Exercise objective:
Retype all of the data exactly as given.
=====
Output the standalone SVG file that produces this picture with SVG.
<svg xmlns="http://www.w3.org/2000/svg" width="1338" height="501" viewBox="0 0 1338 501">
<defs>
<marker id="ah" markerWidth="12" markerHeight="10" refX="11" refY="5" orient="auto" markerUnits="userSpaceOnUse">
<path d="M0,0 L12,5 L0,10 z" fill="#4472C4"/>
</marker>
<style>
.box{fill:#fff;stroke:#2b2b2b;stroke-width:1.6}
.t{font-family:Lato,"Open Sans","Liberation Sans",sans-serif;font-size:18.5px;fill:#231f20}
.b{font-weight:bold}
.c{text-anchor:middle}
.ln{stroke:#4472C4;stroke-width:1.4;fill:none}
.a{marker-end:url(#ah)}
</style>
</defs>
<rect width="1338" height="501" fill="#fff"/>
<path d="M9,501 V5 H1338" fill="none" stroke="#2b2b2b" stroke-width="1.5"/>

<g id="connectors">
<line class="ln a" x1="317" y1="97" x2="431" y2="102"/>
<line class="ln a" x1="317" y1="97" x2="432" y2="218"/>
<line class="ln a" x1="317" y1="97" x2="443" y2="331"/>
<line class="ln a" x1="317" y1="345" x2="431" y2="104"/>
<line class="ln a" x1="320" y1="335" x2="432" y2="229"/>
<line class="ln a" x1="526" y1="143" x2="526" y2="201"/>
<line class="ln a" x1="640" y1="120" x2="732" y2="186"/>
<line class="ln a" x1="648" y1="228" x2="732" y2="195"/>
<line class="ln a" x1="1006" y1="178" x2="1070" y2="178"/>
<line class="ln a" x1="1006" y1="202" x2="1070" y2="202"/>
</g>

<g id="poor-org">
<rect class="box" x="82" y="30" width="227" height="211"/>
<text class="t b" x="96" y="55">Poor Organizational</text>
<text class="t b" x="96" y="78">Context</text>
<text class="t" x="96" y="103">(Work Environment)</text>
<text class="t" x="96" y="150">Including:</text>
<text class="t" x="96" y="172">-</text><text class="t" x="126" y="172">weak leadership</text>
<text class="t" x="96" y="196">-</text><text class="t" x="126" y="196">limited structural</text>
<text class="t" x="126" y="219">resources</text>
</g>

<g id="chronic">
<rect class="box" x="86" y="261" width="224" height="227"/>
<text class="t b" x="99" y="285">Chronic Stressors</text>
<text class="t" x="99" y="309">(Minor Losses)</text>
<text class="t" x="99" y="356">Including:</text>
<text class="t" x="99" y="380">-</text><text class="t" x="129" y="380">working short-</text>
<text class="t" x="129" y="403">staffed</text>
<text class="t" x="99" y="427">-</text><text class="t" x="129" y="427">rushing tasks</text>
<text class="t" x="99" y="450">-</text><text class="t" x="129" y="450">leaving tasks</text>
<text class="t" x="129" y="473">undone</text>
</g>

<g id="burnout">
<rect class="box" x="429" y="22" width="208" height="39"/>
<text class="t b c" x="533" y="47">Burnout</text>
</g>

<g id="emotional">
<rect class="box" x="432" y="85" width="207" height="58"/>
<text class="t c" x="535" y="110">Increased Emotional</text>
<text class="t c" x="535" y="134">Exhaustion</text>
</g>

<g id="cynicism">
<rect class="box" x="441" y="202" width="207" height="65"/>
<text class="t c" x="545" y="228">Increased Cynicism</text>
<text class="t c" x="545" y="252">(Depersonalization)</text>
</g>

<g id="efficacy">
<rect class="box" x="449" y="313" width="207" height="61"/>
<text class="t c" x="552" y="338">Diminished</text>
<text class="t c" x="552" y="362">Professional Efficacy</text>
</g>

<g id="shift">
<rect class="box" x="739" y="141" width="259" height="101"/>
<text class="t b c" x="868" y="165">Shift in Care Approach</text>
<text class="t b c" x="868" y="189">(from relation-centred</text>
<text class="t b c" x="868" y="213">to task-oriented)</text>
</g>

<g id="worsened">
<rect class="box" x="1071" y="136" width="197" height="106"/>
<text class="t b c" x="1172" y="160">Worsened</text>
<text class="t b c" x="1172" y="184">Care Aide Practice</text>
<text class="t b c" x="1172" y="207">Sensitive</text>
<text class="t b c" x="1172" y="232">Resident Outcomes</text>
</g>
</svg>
=====
The solution:
Output the standalone SVG file that produces this picture with SVG.
<svg xmlns="http://www.w3.org/2000/svg" width="1338" height="501" viewBox="0 0 1338 501">
<defs>
<marker id="ah" markerWidth="12" markerHeight="10" refX="11" refY="5" orient="auto" markerUnits="userSpaceOnUse">
<path d="M0,0 L12,5 L0,10 z" fill="#4472C4"/>
</marker>
<style>
.box{fill:#fff;stroke:#2b2b2b;stroke-width:1.6}
.t{font-family:Lato,"Open Sans","Liberation Sans",sans-serif;font-size:18.5px;fill:#231f20}
.b{font-weight:bold}
.c{text-anchor:middle}
.ln{stroke:#4472C4;stroke-width:1.4;fill:none}
.a{marker-end:url(#ah)}
</style>
</defs>
<rect width="1338" height="501" fill="#fff"/>
<path d="M9,501 V5 H1338" fill="none" stroke="#2b2b2b" stroke-width="1.5"/>

<g id="connectors">
<line class="ln a" x1="317" y1="97" x2="431" y2="102"/>
<line class="ln a" x1="317" y1="97" x2="432" y2="218"/>
<line class="ln a" x1="317" y1="97" x2="443" y2="331"/>
<line class="ln a" x1="317" y1="345" x2="431" y2="104"/>
<line class="ln a" x1="320" y1="335" x2="432" y2="229"/>
<line class="ln a" x1="526" y1="143" x2="526" y2="201"/>
<line class="ln a" x1="640" y1="120" x2="732" y2="186"/>
<line class="ln a" x1="648" y1="228" x2="732" y2="195"/>
<line class="ln a" x1="1006" y1="178" x2="1070" y2="178"/>
<line class="ln a" x1="1006" y1="202" x2="1070" y2="202"/>
</g>

<g id="poor-org">
<rect class="box" x="82" y="30" width="227" height="211"/>
<text class="t b" x="96" y="55">Poor Organizational</text>
<text class="t b" x="96" y="78">Context</text>
<text class="t" x="96" y="103">(Work Environment)</text>
<text class="t" x="96" y="150">Including:</text>
<text class="t" x="96" y="172">-</text><text class="t" x="126" y="172">weak leadership</text>
<text class="t" x="96" y="196">-</text><text class="t" x="126" y="196">limited structural</text>
<text class="t" x="126" y="219">resources</text>
</g>

<g id="chronic">
<rect class="box" x="86" y="261" width="224" height="227"/>
<text class="t b" x="99" y="285">Chronic Stressors</text>
<text class="t" x="99" y="309">(Minor Losses)</text>
<text class="t" x="99" y="356">Including:</text>
<text class="t" x="99" y="380">-</text><text class="t" x="129" y="380">working short-</text>
<text class="t" x="129" y="403">staffed</text>
<text class="t" x="99" y="427">-</text><text class="t" x="129" y="427">rushing tasks</text>
<text class="t" x="99" y="450">-</text><text class="t" x="129" y="450">leaving tasks</text>
<text class="t" x="129" y="473">undone</text>
</g>

<g id="burnout">
<rect class="box" x="429" y="22" width="208" height="39"/>
<text class="t b c" x="533" y="47">Burnout</text>
</g>

<g id="emotional">
<rect class="box" x="432" y="85" width="207" height="58"/>
<text class="t c" x="535" y="110">Increased Emotional</text>
<text class="t c" x="535" y="134">Exhaustion</text>
</g>

<g id="cynicism">
<rect class="box" x="441" y="202" width="207" height="65"/>
<text class="t c" x="545" y="228">Increased Cynicism</text>
<text class="t c" x="545" y="252">(Depersonalization)</text>
</g>

<g id="efficacy">
<rect class="box" x="449" y="313" width="207" height="61"/>
<text class="t c" x="552" y="338">Diminished</text>
<text class="t c" x="552" y="362">Professional Efficacy</text>
</g>

<g id="shift">
<rect class="box" x="739" y="141" width="259" height="101"/>
<text class="t b c" x="868" y="165">Shift in Care Approach</text>
<text class="t b c" x="868" y="189">(from relation-centred</text>
<text class="t b c" x="868" y="213">to task-oriented)</text>
</g>

<g id="worsened">
<rect class="box" x="1071" y="136" width="197" height="106"/>
<text class="t b c" x="1172" y="160">Worsened</text>
<text class="t b c" x="1172" y="184">Care Aide Practice</text>
<text class="t b c" x="1172" y="207">Sensitive</text>
<text class="t b c" x="1172" y="232">Resident Outcomes</text>
</g>
</svg>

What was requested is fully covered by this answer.